** BEGIN PROVIDED DATA **
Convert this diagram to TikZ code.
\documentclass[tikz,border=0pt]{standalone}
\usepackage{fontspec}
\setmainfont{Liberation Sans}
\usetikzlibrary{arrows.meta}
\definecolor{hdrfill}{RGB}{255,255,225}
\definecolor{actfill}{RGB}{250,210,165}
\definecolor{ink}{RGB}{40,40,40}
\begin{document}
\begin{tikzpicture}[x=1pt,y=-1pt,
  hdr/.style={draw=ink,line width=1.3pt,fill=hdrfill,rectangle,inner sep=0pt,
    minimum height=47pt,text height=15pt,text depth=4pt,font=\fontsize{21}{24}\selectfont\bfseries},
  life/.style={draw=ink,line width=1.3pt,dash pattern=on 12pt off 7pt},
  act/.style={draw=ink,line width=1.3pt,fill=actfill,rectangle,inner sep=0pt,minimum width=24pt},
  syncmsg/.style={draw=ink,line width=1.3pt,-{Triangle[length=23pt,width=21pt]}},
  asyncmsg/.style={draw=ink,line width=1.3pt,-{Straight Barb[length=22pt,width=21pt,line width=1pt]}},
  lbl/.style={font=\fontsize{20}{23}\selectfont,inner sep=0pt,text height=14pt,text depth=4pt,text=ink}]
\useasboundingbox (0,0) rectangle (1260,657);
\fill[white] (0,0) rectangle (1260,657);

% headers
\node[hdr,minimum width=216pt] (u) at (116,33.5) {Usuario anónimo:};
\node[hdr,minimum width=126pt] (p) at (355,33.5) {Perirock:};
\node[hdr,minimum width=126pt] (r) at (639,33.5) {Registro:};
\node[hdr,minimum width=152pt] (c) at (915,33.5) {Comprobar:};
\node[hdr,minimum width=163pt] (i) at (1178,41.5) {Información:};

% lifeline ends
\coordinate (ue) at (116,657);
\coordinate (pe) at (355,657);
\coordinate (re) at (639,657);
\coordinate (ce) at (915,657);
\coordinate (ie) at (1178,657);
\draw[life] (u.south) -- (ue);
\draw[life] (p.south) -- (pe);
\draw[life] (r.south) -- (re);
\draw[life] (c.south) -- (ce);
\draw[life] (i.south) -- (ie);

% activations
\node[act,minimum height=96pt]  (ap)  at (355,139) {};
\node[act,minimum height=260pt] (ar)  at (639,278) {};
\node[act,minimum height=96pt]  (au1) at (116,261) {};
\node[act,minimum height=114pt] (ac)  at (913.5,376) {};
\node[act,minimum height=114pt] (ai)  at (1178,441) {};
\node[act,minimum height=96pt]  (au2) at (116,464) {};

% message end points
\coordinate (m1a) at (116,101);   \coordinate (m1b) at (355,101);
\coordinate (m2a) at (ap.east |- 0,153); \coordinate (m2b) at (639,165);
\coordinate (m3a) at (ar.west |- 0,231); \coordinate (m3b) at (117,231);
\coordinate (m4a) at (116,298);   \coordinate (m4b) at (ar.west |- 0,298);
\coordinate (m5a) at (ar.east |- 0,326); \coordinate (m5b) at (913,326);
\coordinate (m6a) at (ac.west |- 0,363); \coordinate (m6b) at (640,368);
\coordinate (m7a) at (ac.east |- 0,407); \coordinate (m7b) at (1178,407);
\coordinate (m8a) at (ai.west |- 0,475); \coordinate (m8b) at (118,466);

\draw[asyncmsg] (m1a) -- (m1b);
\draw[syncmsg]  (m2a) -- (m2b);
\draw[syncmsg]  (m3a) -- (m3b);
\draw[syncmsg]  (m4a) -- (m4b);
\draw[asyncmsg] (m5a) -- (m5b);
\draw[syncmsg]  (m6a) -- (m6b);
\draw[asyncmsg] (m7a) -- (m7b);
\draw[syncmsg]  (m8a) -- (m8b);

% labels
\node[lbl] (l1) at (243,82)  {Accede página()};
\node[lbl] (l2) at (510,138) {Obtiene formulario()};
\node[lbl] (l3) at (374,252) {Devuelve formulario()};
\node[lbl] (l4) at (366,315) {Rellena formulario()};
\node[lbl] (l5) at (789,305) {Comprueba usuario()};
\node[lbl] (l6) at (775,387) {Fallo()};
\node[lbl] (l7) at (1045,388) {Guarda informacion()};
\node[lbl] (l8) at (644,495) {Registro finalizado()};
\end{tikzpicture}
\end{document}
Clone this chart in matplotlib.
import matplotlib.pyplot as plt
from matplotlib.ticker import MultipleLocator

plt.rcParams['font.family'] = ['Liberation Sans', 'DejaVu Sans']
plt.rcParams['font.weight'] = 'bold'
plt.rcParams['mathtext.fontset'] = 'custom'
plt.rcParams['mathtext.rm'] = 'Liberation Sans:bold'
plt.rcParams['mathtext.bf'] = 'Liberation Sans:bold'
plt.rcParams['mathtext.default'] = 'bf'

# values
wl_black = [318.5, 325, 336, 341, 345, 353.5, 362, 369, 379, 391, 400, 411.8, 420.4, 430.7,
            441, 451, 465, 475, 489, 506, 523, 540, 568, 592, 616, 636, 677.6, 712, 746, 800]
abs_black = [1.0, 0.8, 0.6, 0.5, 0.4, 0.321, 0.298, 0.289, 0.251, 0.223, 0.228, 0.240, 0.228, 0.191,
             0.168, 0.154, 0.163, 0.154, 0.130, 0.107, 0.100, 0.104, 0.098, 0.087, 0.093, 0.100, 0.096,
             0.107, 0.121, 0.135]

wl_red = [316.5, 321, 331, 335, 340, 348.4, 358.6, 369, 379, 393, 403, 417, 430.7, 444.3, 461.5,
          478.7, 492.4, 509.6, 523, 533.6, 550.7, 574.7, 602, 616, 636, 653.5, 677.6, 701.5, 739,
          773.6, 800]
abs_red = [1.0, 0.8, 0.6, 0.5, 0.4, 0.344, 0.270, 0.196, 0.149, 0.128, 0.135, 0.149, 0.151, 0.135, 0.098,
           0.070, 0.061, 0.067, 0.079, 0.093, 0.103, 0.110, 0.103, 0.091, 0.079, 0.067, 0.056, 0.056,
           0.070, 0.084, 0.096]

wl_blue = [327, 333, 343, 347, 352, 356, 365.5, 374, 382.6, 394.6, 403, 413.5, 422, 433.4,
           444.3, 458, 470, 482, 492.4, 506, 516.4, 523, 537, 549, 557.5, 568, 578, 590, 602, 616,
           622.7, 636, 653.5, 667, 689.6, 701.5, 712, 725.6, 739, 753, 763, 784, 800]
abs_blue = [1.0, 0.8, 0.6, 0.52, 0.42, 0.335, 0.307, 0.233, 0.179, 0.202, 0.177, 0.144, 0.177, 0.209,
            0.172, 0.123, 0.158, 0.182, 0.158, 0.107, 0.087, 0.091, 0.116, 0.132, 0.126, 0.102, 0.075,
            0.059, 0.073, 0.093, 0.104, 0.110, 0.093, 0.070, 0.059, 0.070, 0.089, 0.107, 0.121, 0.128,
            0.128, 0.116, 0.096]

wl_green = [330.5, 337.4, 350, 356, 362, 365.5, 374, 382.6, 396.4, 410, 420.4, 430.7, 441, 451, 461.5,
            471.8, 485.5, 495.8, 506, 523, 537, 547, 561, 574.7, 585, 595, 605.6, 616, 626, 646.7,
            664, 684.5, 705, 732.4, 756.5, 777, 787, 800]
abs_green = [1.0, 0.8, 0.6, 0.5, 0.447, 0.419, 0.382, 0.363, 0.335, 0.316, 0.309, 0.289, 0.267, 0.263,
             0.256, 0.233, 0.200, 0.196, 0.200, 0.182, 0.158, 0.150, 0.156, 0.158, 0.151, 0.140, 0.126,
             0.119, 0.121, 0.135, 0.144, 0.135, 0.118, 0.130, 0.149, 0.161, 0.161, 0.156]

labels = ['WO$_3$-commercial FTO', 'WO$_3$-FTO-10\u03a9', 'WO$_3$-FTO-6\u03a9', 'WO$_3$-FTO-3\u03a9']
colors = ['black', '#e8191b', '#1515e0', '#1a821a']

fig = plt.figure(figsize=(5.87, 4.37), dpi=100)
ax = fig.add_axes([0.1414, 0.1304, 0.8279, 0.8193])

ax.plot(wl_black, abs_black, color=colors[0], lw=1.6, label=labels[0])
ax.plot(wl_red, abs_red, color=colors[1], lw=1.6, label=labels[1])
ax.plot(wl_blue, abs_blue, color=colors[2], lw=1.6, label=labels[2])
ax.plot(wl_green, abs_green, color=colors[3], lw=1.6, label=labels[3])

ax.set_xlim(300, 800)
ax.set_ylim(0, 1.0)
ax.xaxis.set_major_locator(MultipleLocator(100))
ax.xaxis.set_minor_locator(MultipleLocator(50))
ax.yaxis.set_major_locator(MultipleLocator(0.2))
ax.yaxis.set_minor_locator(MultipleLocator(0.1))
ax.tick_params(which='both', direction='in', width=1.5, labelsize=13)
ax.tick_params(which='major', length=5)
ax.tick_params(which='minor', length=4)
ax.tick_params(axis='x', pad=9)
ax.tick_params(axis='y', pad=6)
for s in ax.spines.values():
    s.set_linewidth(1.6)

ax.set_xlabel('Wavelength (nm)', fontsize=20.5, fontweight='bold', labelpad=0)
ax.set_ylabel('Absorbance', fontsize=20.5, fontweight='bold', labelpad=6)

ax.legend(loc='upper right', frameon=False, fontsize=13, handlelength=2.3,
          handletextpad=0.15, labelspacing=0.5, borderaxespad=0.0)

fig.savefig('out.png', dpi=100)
** END PROVIDED DATA **
■ **TASK DESCRIPTION**
Copy exactly the lines that run from the first line of the data to the line containing "width=163pt] (i) at", please, with both ends included and nothing else.

■ **THE OUTPUT**
Convert this diagram to TikZ code.
\documentclass[tikz,border=0pt]{standalone}
\usepackage{fontspec}
\setmainfont{Liberation Sans}
\usetikzlibrary{arrows.meta}
\definecolor{hdrfill}{RGB}{255,255,225}
\definecolor{actfill}{RGB}{250,210,165}
\definecolor{ink}{RGB}{40,40,40}
\begin{document}
\begin{tikzpicture}[x=1pt,y=-1pt,
  hdr/.style={draw=ink,line width=1.3pt,fill=hdrfill,rectangle,inner sep=0pt,
    minimum height=47pt,text height=15pt,text depth=4pt,font=\fontsize{21}{24}\selectfont\bfseries},
  life/.style={draw=ink,line width=1.3pt,dash pattern=on 12pt off 7pt},
  act/.style={draw=ink,line width=1.3pt,fill=actfill,rectangle,inner sep=0pt,minimum width=24pt},
  syncmsg/.style={draw=ink,line width=1.3pt,-{Triangle[length=23pt,width=21pt]}},
  asyncmsg/.style={draw=ink,line width=1.3pt,-{Straight Barb[length=22pt,width=21pt,line width=1pt]}},
  lbl/.style={font=\fontsize{20}{23}\selectfont,inner sep=0pt,text height=14pt,text depth=4pt,text=ink}]
\useasboundingbox (0,0) rectangle (1260,657);
\fill[white] (0,0) rectangle (1260,657);

% headers
\node[hdr,minimum width=216pt] (u) at (116,33.5) {Usuario anónimo:};
\node[hdr,minimum width=126pt] (p) at (355,33.5) {Perirock:};
\node[hdr,minimum width=126pt] (r) at (639,33.5) {Registro:};
\node[hdr,minimum width=152pt] (c) at (915,33.5) {Comprobar:};
\node[hdr,minimum width=163pt] (i) at (1178,41.5) {Información:};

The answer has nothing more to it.